This village underwent the sort of trauma that could so easily have shattered its identity. In the early years of the 19th century it abandoned its roots and moved to a new site half a mile away, leaving only its church in the middle of a private park.

The ancient settlement of Bloc Stede (Place of Beeches) was grouped around the Church of St Margaret the Queen, with a parsonage, an inn, a shop, a forge, stocks and a whipping post serving the cottages. Lord Liverpool became the owner of Buxted Place and wished to remove the village from its ancestral site so he could make his park larger and more exclusive. He offered to build new houses for the inhabitants anywhere in the parish if they would move, but not unnaturally, they turned him down.

Lord Liverpool then refused to carry out any repairs to the properties and they gradually fell into decay. The occupants were forced to leave, the houses were demolished and by 1836 there was nothing left to be seen of the old village. Only an old print in the church serves as a reminder of how things used to be.

Buxted Place itself has had a colourful career, surviving a disastrous fire in 1940 to later become a health farm and later still the home of an Arab Sheik. The park is famous for its herd of deer and the large artificial lake which is home for many exotic birds.

The new settlement grew up with the railway line to become a thriving place, popular with commuters and with more than 20 clubs and organisations to keep the locals amused. A legacy of the old days lives on in Upper Totease, the clergyman’s house, which was rebuilt on its present site after the migration from the park, with a mounting block still at its gates.
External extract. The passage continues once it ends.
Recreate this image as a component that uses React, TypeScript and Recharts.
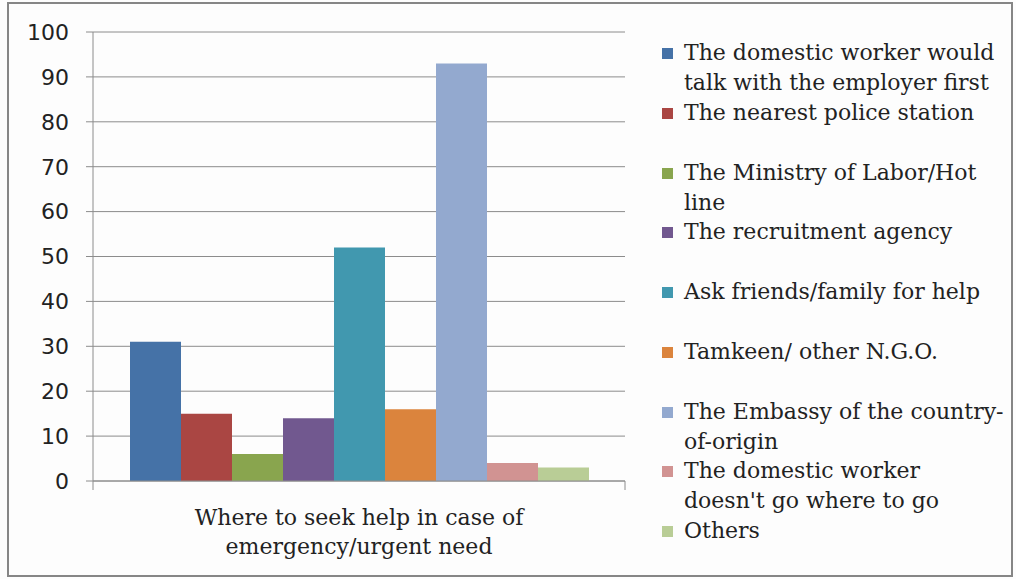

Of the scores of East Sussex villages that made a living out of the iron industry, Buxted demands a special claim on our attention for it was here that Ralf Hogge (or Huggett) perfected gun production in 1543 and became weapon maker by royal appointment:

‘Master Huggett and his man John, They did cast the first cannon.’

The Hogge House, complete with a pig emblem and the date 1581, stands at the entrance of Buxted Park.
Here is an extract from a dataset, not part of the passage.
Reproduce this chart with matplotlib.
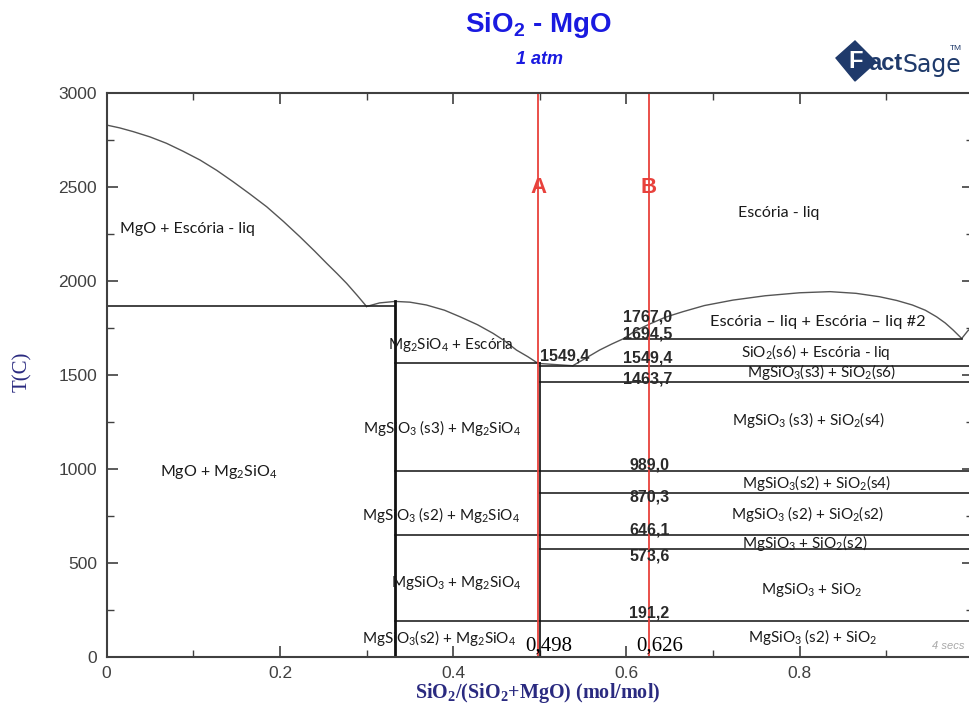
import matplotlib
matplotlib.use("Agg")
import matplotlib.pyplot as plt
from matplotlib.patches import Polygon
from matplotlib.ticker import MultipleLocator

plt.rcParams["mathtext.fontset"] = "custom"
plt.rcParams["mathtext.rm"] = "Lato"
plt.rcParams["mathtext.it"] = "Lato:italic"
plt.rcParams["mathtext.bf"] = "Lato:bold"

# ---- phase boundaries (x = SiO2 mole fraction, T in C) ----
mgo_liq_x = [0.0, 0.015, 0.0307, 0.05, 0.069, 0.088, 0.1077, 0.127, 0.146, 0.165,
             0.1847, 0.204, 0.2231, 0.240, 0.2539, 0.266, 0.277, 0.289, 0.300]
mgo_liq_T = [2831, 2816, 2796, 2768, 2734, 2692, 2645, 2590, 2529, 2465,
             2396, 2318, 2236, 2160, 2095, 2040, 1988, 1925, 1865]

fo_liq_x = [0.300, 0.315, 0.333, 0.350, 0.369, 0.390, 0.408, 0.428, 0.446, 0.460, 0.473, 0.486, 0.498]
fo_liq_T = [1865, 1884, 1892, 1888, 1873, 1845, 1810, 1768, 1722, 1680, 1633, 1598, 1562]

en_liq_x = [0.498, 0.520, 0.538]
en_liq_T = [1562, 1555, 1549.4]

cr_liq_x = [0.538, 0.555, 0.569, 0.583, 0.597]
cr_liq_T = [1549.4, 1595, 1633, 1665, 1694.5]

dome_x = [0.597, 0.610, 0.627, 0.645, 0.665, 0.690, 0.723, 0.760, 0.800, 0.835,
          0.865, 0.892, 0.912, 0.930, 0.945, 0.958, 0.968, 0.977, 0.987]
dome_T = [1694.5, 1735, 1772, 1808, 1837, 1870, 1899, 1922, 1938, 1944,
          1935, 1917, 1897, 1873, 1845, 1810, 1777, 1740, 1694.5]

si_liq_x = [0.987, 0.994, 1.0]
si_liq_T = [1694.5, 1735, 1760]

# isotherms: temperature, start and end composition
iso_T = [1865, 1562, 1549.4, 1694.5, 1463.7, 989.0, 870.3, 646.1, 573.6, 191.2]
iso_x0 = [0.0, 0.333, 0.500, 0.597, 0.500, 0.333, 0.500, 0.333, 0.500, 0.333]
iso_x1 = [0.333, 0.500, 1.0, 0.987, 1.0, 1.0, 1.0, 1.0, 1.0, 1.0]

# compound lines
comp_x = [0.333, 0.500]
comp_top = [1892, 1562]
comp_lw = [2.0, 1.2]

# marked temperatures (text, x, T)
temp_labels = ["1767,0", "1694,5", "1549,4", "1549,4", "1463,7",
               "989,0", "870,3", "646,1", "573,6", "191,2"]
temp_lab_x = [0.596, 0.596, 0.500, 0.596, 0.596, 0.603, 0.603, 0.603, 0.603, 0.603]
temp_lab_T = [1810, 1720, 1600, 1590, 1480, 1020, 850, 675, 535, 235]

# sections
sec_names = ["A", "B"]
sec_x = [0.498, 0.626]
sec_vals = ["0,498", "0,626"]

# phase field labels
regions = [
    ("MgO + Escória - liq", 0.015, 2277, 11.5),
    ("MgO + Mg$_2$SiO$_4$", 0.061, 983, 11.5),
    ("Mg$_2$SiO$_4$ + Escória", 0.325, 1660, 11),
    ("MgSiO$_3$ (s3) + Mg$_2$SiO$_4$", 0.296, 1217, 11),
    ("MgSiO$_3$ (s2) + Mg$_2$SiO$_4$", 0.295, 754, 11),
    ("MgSiO$_3$ + Mg$_2$SiO$_4$", 0.328, 392, 11),
    ("MgSiO$_3$(s2) + Mg$_2$SiO$_4$", 0.295, 99, 11),
    ("Escória - liq", 0.729, 2362, 11.5),
    ("Escória – liq + Escória – liq #2", 0.697, 1781, 11.8),
    ("SiO$_2$(s6) + Escória - liq", 0.732, 1622, 11),
    ("MgSiO$_3$(s3) + SiO$_2$(s6)", 0.739, 1516, 11),
    ("MgSiO$_3$ (s3) + SiO$_2$(s4)", 0.722, 1261, 11),
    ("MgSiO$_3$(s2) + SiO$_2$(s4)", 0.733, 925, 11),
    ("MgSiO$_3$ (s2) + SiO$_2$(s2)", 0.721, 760, 11),
    ("MgSiO$_3$ + SiO$_2$(s2)", 0.733, 605, 11),
    ("MgSiO$_3$ + SiO$_2$", 0.755, 355, 11),
    ("MgSiO$_3$ (s2) + SiO$_2$", 0.740, 104, 11),
]

x_ticks = [0, 0.2, 0.4, 0.6, 0.8]
x_ticklabels = ["0", "0.2", "0.4", "0.6", "0.8"]
y_ticks = [0, 500, 1000, 1500, 2000, 2500, 3000]

fig = plt.figure(figsize=(9.69, 7.06), dpi=100)
ax = fig.add_axes([0.1101, 0.0698, 0.894, 0.798])
ax.set_xlim(0, 1)
ax.set_ylim(0, 3000)

curve_color = "#555555"
for xs, ts in [(mgo_liq_x, mgo_liq_T), (fo_liq_x, fo_liq_T), (en_liq_x, en_liq_T),
               (cr_liq_x, cr_liq_T), (dome_x, dome_T), (si_liq_x, si_liq_T)]:
    ax.plot(xs, ts, color=curve_color, lw=1.0, solid_joinstyle="round")

for t, x0, x1 in zip(iso_T, iso_x0, iso_x1):
    ax.plot([x0, x1], [t, t], color="#222222", lw=1.2)

for x, top, lw in zip(comp_x, comp_top, comp_lw):
    ax.plot([x, x], [0, top], color="#111111", lw=lw)

for x, name in zip(sec_x, sec_names):
    ax.axvline(x, color="#e8413c", lw=1.3)
    ax.text(x, 2500, name, color="#e8413c", fontsize=16, fontweight="bold",
            ha="center", va="center", family="Liberation Sans")

for x, v in zip(sec_x, sec_vals):
    ax.text(x - 0.015, 5, v, color="black", fontsize=15, ha="left", va="bottom",
            family="Liberation Serif")

for txt, x, t in zip(temp_labels, temp_lab_x, temp_lab_T):
    ax.text(x, t, txt, fontsize=11.5, fontweight="bold", color="#2a2a2a",
            family="Liberation Sans", ha="left", va="center")

for txt, x, t, fs in regions:
    ax.text(x, t, txt, fontsize=fs, color="#1a1a1a", family="Lato",
            ha="left", va="center")

ax.text(0.972, 30, "4 secs", fontsize=8, color="#a8a8a8", style="italic",
        family="Liberation Sans", ha="center", va="bottom")

# axes styling
ax.set_xticks(x_ticks)
ax.set_xticklabels(x_ticklabels)
ax.set_yticks(y_ticks)
ax.xaxis.set_minor_locator(MultipleLocator(0.1))
ax.yaxis.set_minor_locator(MultipleLocator(250))
ax.tick_params(which="both", direction="in", top=True, right=True,
               color="#404040", labelcolor="#404040", labelsize=12.5)
ax.tick_params(which="major", length=8, width=1.2, pad=7)
ax.tick_params(which="minor", length=5, width=1.0)
for lab in ax.get_xticklabels() + ax.get_yticklabels():
    lab.set_family("Liberation Sans")
for sp in ax.spines.values():
    sp.set_color("#404040")
    sp.set_linewidth(1.5)

label_color = "#2a2a80"
fig.text(538 / 969, 1 - 693 / 706,
         "SiO$_\\mathregular{2}$/(SiO$_\\mathregular{2}$+MgO) (mol/mol)",
         fontsize=14.5, fontweight="bold", color=label_color,
         family="Liberation Serif", ha="center", va="center")
fig.text(22 / 969, 1 - 372 / 706, "T(C)", fontsize=15, color=label_color,
         family="Liberation Serif", rotation=90, ha="center", va="center")

# title
fig.text(538 / 969, 1 - 25 / 706, "SiO$_\\mathregular{2}$ - MgO", fontsize=20,
         fontweight="bold", color="#1a1ae0", ha="center", va="center",
         family="Liberation Sans")
fig.text(540 / 969, 1 - 59 / 706, "1 atm", fontsize=13, fontweight="bold",
         style="italic", color="#1a1ae0", ha="center", va="center",
         family="Liberation Sans")

# FactSage mark
navy = "#1f3a6b"
diamond = Polygon([[836 / 969, 1 - 58 / 706], [855 / 969, 1 - 41 / 706],
                   [876 / 969, 1 - 62 / 706], [855 / 969, 1 - 81 / 706]],
                  closed=True, transform=fig.transFigure, color=navy)
fig.patches.append(diamond)
fig.text(856 / 969, 1 - 62 / 706, "F", fontsize=17, fontweight="bold", color="white",
         ha="center", va="center", family="Liberation Sans")
fig.text(868 / 969, 1 - 63 / 706, "act", fontsize=17, fontweight="bold", color=navy,
         ha="left", va="center", family="Liberation Sans")
fig.text(902 / 969, 1 - 65 / 706, "Sage", fontsize=17, color=navy,
         ha="left", va="center", family="Liberation Sans Narrow")
fig.text(950 / 969, 1 - 48 / 706, "TM", fontsize=6, color=navy,
         ha="left", va="center", family="Liberation Sans")

fig.savefig("out.png", dpi=100)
The village was also a centre of the silk-weaving industry, introduced and taught by refugee Flemish weavers, and for the growing of hops. They were still being produced at Howbourne Farm in the 1940s in fields that have now been swallowed up by the Manor Park Estate, part of the town of Uckfield but lying within Buxted parish. The oast houses survive as homes and the hops themselves grow wild in the hedgerows, an open invitation for people to put to the test the belief that the surest way to a good night’s sleep is a pillow full of hops.

The unfortunate Nan Tuck was treated with less than civility by her contemporaries but won immortality in Buxted: ‘Nan Tuck’s Lane’ proclaims the road sign, though it was the scene of her terror and despair.

Old Nan lived here in the 17th century, not a good time for old ladies who lived on their own. Through eccentricity or senility they stood the chance of being called witches and this was the accusation that fell upon Nan. She fled down the lane with her persecutors in full cry behind, disappearing into a wood never to be seen again according to one climax of the story, or to be found hanged in Tuck’s Wood according to the sadder version. Nan’s ghost is said to haunt the lane and when efforts were made to restock the wood with trees after the Great War there was one patch on which no sapling would ever grow…

A note in the parish register records the tragedy of Mary Relfe and James Atkinson who were due to be married in December 1742. Mary suddenly fell dangerously ill and despite the constant nursing of her fiancé died one Sunday evening. James took to his bed, heartbroken and praying for death. He died the following Sunday at the same hour of the evening as Mary, and was buried beside her in the churchyard on the day they were to have been married.

Village idiots used to be an essential ingredient of the rural landscape. Buxted was no exception, but in George Watson they had an extraordinary character who made many people think again about this much-maligned segment of society. George was born in the village in 1785 and according to Hone’s Table Book was ‘ignorant in the extreme, and quite uneducated, not being able to read and write.’ Yet he was a mathematical genius and could perform amazing feats of memory, solving the most difficult calculations and recalling the events of every day in his life from an early age – ‘Upon being asked on what day a given day of the month occurred, he immediately names it, and also mentions where he was and what was the state of the weather.’

George’s powers made him something of a celebrity and he was taken on several tours and proclaimed as a wonder. Mark Antony Lower, who said George’s portrait depicted sa middleaged man, of gentle though half idiotic expression’, wrote: ‘I never saw George Watson but once: he was trudging up Malling Hill, eastward to Lewes, and his hat, considerably the worse for wear, was chalked all over with figures, apparently the result of some arithmetical feat he had recently performed, and which he had forgotten to rub out.’